When building computers, I’ve been through this situation many times; I was always concerned about heat. I would generally find a way to mount the HD vertically, and usually end up installing a fan right next to it. Now, Google is telling me it was a waste of time. People believe in HD temperature; some even go as far as to put their HD in a freezer overnight for one last attempt at recovering files off their crashed drive.

Over the last 5 years, Google has been examining thousands of hard drives in an effort to determine why hard drives fail; yet, surprisingly the hard drive’s heat doesn’t seem to play an important role in keeping your drive alive.
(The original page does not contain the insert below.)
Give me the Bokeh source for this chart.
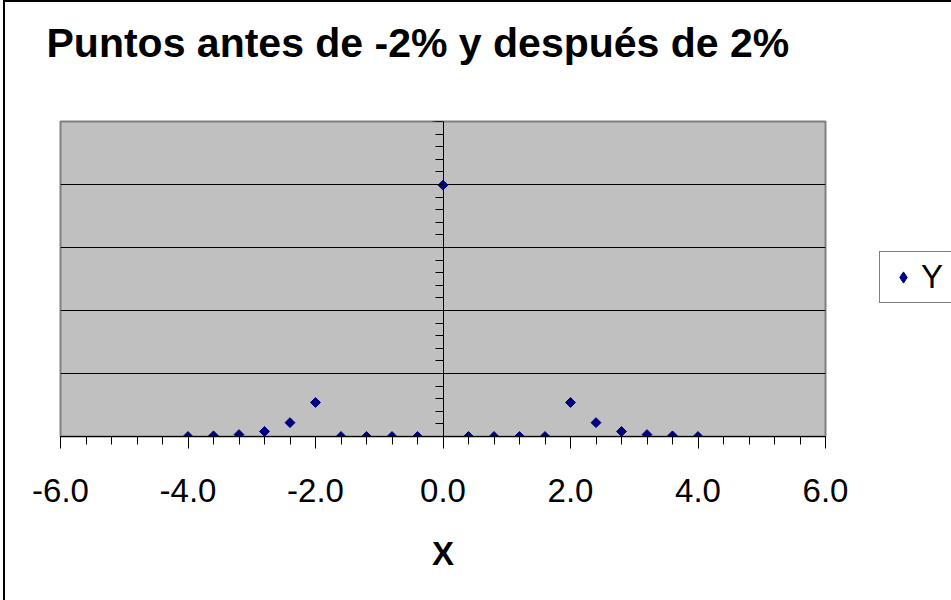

Presented at a storage conference last week, Google’s authors of the paper, Eduardo Pinheiro, Wolf-Dietrich Weber and Luiz Andre Barroso, indicated that hard drives are not as susceptible to high temperatures as once thought.

The authors did not release the sample size of the drives, but said that the study covered at least five years, using drives from several manufacturers and with different capacities.

“One of our key findings has been the lack of a consistent pattern of higher failure rates for higher temperature drives or for those drives at higher utilization levels,” the paper concluded. “Such correlations have been repeatedly highlighted by previous studies, but we are unable to confirm them by observing our population. Although our data do not allow us to conclude that there is no such correlation, it provides strong evidence to suggest that other effects may be more prominent in affecting disk drive reliability in the context of a professionally managed data center deployment.”

The study did show, however, that new hard drives (typically within their first 6 months) were more sensitive to temperature, but after the initial break-in, temperature related failure rates remained balanced until the drive reached the 3 year old mark.

On a surprising note, the study concluded that there was a clear trend showing lower temperatures (around 68 Fahrenheit) did increase failure rates.